There were certainly female directors to choose from this year. Can You Ever Forgive Me?, which earned Richard E. Grant a Best Supporting Actor nomination, was directed by Marielle Heller. Nicole Kidman earned a nomination for Destroyer (as Best Actress), but director Karyn Kusama did not. Mary Queen of Scots, which stars Saoirse Ronan and Margot Robbie as warring 16th-century English royals, was directed by Josie Rourke with a “keenly feminist sensibility” …but was shut out of the nominations. Debra Granik, who helped launch Jennifer Lawrence into fame with her 2010 film Winter’s Bone, returned this year with Leave No Trace, but did not earn a nomination. Chloé Zhao’s The Rider recently won Best Feature at this year’s Gotham Awards, but was not nominated for any Globes.

It’s discouraging to see women directors did better in 1998 than in 2018.

Looking northward, perhaps the U.S. film industry could learn a thing or two from our Canadian neighbors.
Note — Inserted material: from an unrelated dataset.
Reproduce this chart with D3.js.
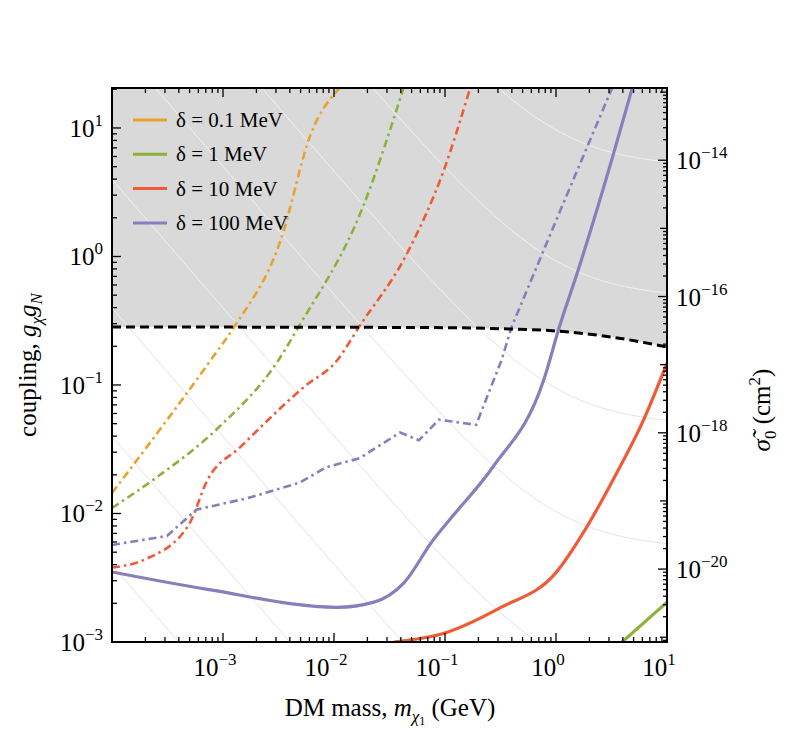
<!DOCTYPE html>
<html><head><meta charset="utf-8">
<script src="https://cdn.jsdelivr.net/npm/d3@7"></script>
<style>body{margin:0;background:#fff}text{font-family:"Liberation Serif","DejaVu Serif",serif;fill:#000}</style>
</head><body><svg id="c" width="789" height="733"></svg>
<script>
// data: log10(mass/GeV), log10(coupling)
const boundLM=[-4,-2,-1,-0.5,0,0.5,1];
const boundLG=[-0.549,-0.551,-0.554,-0.562,-0.580,-0.627,-0.704];
const series=[
 {name:"δ = 0.1 MeV",color:"#E9A22D",
  lm:[-4,-3.775,-3.11,-2.90,-2.48,-2.21,-1.94],
  lg:[-1.84,-1.584,-0.806,-0.549,0.128,0.95,1.32]},
 {name:"δ = 1 MeV",color:"#8DB23C",
  lm:[-4,-3.60,-3.045,-2.50,-2.32,-1.74,-1.37],
  lg:[-1.957,-1.72,-1.335,-0.806,-0.549,0.385,1.32]},
 {name:"δ = 10 MeV",color:"#EE5B36",
  lm:[-4,-3.71,-3.31,-3.14,-2.84,-2.27,-1.97,-1.775,-1.34,-1.01,-0.77],
  lg:[-2.42,-2.36,-2.09,-1.74,-1.48,-1.015,-0.806,-0.549,0.027,0.673,1.32]},
 {name:"δ = 100 MeV",color:"#8A7DBB",linear:true,
  lm:[-4,-3.505,-3.24,-2.775,-2.31,-2.07,-1.77,-1.405,-1.235,-1.055,-0.72,-0.49,-0.40,0.03,0.51],
  lg:[-2.245,-2.175,-1.97,-1.88,-1.76,-1.64,-1.57,-1.37,-1.43,-1.27,-1.31,-0.806,-0.549,0.34,1.32]}
];
const solid=[
 {color:"#8A7DBB",lm:[-4,-3.11,-1.97,-1.64,-1.37,-1.11,-0.94,-0.57,-0.11,0.03,0.20,0.51,0.69],
  lg:[-2.455,-2.595,-2.73,-2.69,-2.54,-2.21,-2.03,-1.64,-0.96,-0.549,-0.105,0.775,1.32]},
 {color:"#EE5B36",lm:[-1.46,-1.0,-0.505,-0.1,0.0,0.26,0.5,0.79,1.0],lg:[-3.0,-2.93,-2.735,-2.83+0.0,-2.46,-2.13,-1.76,-1.27,-0.83]},
 {color:"#8DB23C",lm:[0.57,1.0],lg:[-3.02,-2.69]}
];
solid[1].lm.splice(3,1);solid[1].lg.splice(3,1);
const contourLogC=[-6.4,-5.4,-4.4,-3.4,-2.3,-1.34,-0.35,0.67];
const xTicks=[-3,-2,-1,0,1], yTicks=[-3,-2,-1,0,1], sTicks=[-20,-18,-16,-14];

const svg=d3.select("#c");
const L=112,R=667,T=88,B=642;
const x=d3.scaleLog().domain([1e-4,10]).range([L,R]);
const y=d3.scaleLog().domain([1e-3,Math.pow(10,1.311)]).range([B,T]);
const ys=d3.scaleLog().domain([Math.pow(10,-21.07),Math.pow(10,-12.94)]).range([B,T]);
const P=(lm,lg)=>lm.map((v,i)=>[Math.pow(10,v),Math.pow(10,lg[i])]);
const defs=svg.append("defs");
defs.append("clipPath").attr("id","plot").append("rect").attr("x",L).attr("y",T).attr("width",R-L).attr("height",B-T);
const bound=P(boundLM,boundLG);
const area=d3.area().x(d=>x(d[0])).y0(T).y1(d=>y(d[1])).curve(d3.curveMonotoneX);
defs.append("clipPath").attr("id","grey").append("path").attr("d",area(bound));
const g=svg.append("g").attr("clip-path","url(#plot)");
const mN=0.938, ms=d3.range(-4,1.01,0.02).map(v=>Math.pow(10,v));
const cl=d3.line().x(d=>x(d[0])).y(d=>y(d[1]));
const cdat=contourLogC.map(c=>ms.map(m=>[m,Math.pow(10,c)*(m+mN)/(m*mN)]));
g.selectAll(".cg").data(cdat).join("path").attr("d",cl).attr("fill","none").attr("stroke","#e2e2e2").attr("stroke-width",1);
g.append("path").attr("d",area(bound)).attr("fill","#d9d9d9");
g.append("g").attr("clip-path","url(#grey)").selectAll("path").data(cdat).join("path").attr("d",cl).attr("fill","none").attr("stroke","#f2f2f2").attr("stroke-width",1);
const line=d3.line().x(d=>x(d[0])).y(d=>y(d[1]));
series.forEach(s=>{
 g.append("path").attr("d",line.curve(s.linear?d3.curveLinear:d3.curveMonotoneX)(P(s.lm,s.lg)))
  .attr("fill","none").attr("stroke",s.color).attr("stroke-width",2.6).attr("stroke-dasharray","8,4,2.5,4");
});
solid.forEach(s=>{
 g.append("path").attr("d",line.curve(d3.curveMonotoneX)(P(s.lm,s.lg)))
  .attr("fill","none").attr("stroke",s.color).attr("stroke-width",3.2);
});
g.append("path").attr("d",line.curve(d3.curveMonotoneX)(bound)).attr("fill","none").attr("stroke","#000").attr("stroke-width",3).attr("stroke-dasharray","9,5");
svg.append("rect").attr("x",L).attr("y",T).attr("width",R-L).attr("height",B-T).attr("fill","none").attr("stroke","#000").attr("stroke-width",2);
function minor(dom){const a=[];for(let e=Math.floor(dom[0]);e<Math.ceil(dom[1]);e++)for(let k=2;k<10;k++){const v=Math.log10(k)+e;if(v>dom[0]&&v<dom[1])a.push(v);}return a;}
const tk=svg.append("g").attr("stroke","#000").attr("stroke-width",1.3);
const xm=minor([-4,1]), ym=minor([-3,1.311]), sm=minor([-21.07,-12.94]);
for(let e=-4;e<=1;e++){[[B,-9],[T,9]].forEach(([yy,d])=>tk.append("line").attr("x1",x(10**e)).attr("x2",x(10**e)).attr("y1",yy).attr("y2",yy+d));}
xm.forEach(v=>{[[B,-5],[T,5]].forEach(([yy,d])=>tk.append("line").attr("x1",x(10**v)).attr("x2",x(10**v)).attr("y1",yy).attr("y2",yy+d));});
yTicks.forEach(e=>tk.append("line").attr("x1",L).attr("x2",L+9).attr("y1",y(10**e)).attr("y2",y(10**e)));
ym.forEach(v=>tk.append("line").attr("x1",L).attr("x2",L+5).attr("y1",y(10**v)).attr("y2",y(10**v)));
for(let e=-21;e<=-13;e++){if(e>-21.07&&e<-12.94)tk.append("line").attr("x1",R).attr("x2",R-(e%2===0?9:7)).attr("y1",ys(10**e)).attr("y2",ys(10**e));}
sm.forEach(v=>tk.append("line").attr("x1",R).attr("x2",R-4).attr("y1",ys(10**v)).attr("y2",ys(10**v)));
function pow10(sel,e){sel.append("tspan").text("10");sel.append("tspan").attr("dy",-11).attr("font-size",17).text(e<0?"−"+(-e):e);}
xTicks.forEach(e=>{const t=svg.append("text").attr("x",x(10**e)-8).attr("y",676).attr("font-size",25).attr("text-anchor","middle");pow10(t,e);});
yTicks.forEach(e=>{const t=svg.append("text").attr("x",L-9).attr("y",y(10**e)+9).attr("font-size",25).attr("text-anchor","end");pow10(t,e);});
sTicks.forEach(e=>{const t=svg.append("text").attr("x",R+9).attr("y",ys(10**e)+9).attr("font-size",25);pow10(t,e);});
const xt=svg.append("text").attr("x",390).attr("y",716).attr("font-size",25).attr("text-anchor","middle");
xt.append("tspan").text("DM mass, ");xt.append("tspan").attr("font-style","italic").text("m");
xt.append("tspan").attr("font-style","italic").attr("font-size",17).attr("dy",6).text("χ");
xt.append("tspan").attr("font-size",12).attr("dy",3).text("1");xt.append("tspan").attr("dy",-9).text(" (GeV)");
const ylt=svg.append("text").attr("transform","translate(36,365) rotate(-90)").attr("font-size",25).attr("text-anchor","middle");
ylt.append("tspan").text("coupling, ");ylt.append("tspan").attr("font-style","italic").text("g");
ylt.append("tspan").attr("font-style","italic").attr("font-size",17).attr("dy",6).text("χ");
ylt.append("tspan").attr("font-style","italic").attr("dy",-6).text("g");
ylt.append("tspan").attr("font-style","italic").attr("font-size",17).attr("dy",6).text("N");
const yrt=svg.append("text").attr("transform","translate(770,410) rotate(-90)").attr("font-size",25).attr("text-anchor","middle");
yrt.append("tspan").attr("font-style","italic").text("σ̃");yrt.append("tspan").attr("font-size",17).attr("dy",6).text("0");
yrt.append("tspan").attr("dy",-6).text(" (cm");yrt.append("tspan").attr("font-size",17).attr("dy",-10).text("2");yrt.append("tspan").attr("dy",10).text(")");
const lg=svg.append("g");
series.forEach((s,i)=>{const yy=120+i*34.3;
 lg.append("line").attr("x1",133).attr("x2",167).attr("y1",yy).attr("y2",yy).attr("stroke",s.color).attr("stroke-width",3);
 lg.append("text").attr("x",176).attr("y",yy+7).attr("font-size",21).text(s.name);});
</script></body></html>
Telefilm Canada has made it a priority to achieve gender parity in its offerings by 2020.

source: Telefilm Canada

While Telefilm Canada still has work to do, particularly with bigger budget productions, its obvious success demonstrates that progress is possible.

A year after setting a goal for gender parity in Canadian film by 2020, Telefilm is closer to the finish line than expected. Among the film projects the federal funding agency has in the pipeline for this fiscal year, 44 per cent have a female director attached, 46 per cent feature a female screenwriter and 51 per cent have a female producer.
The figure is a heartening leap from the 2013-2014 fiscal year when only 17 per cent of Canadian film projects had women directors. That number plummeted to four per cent for films budgeted over $1 million.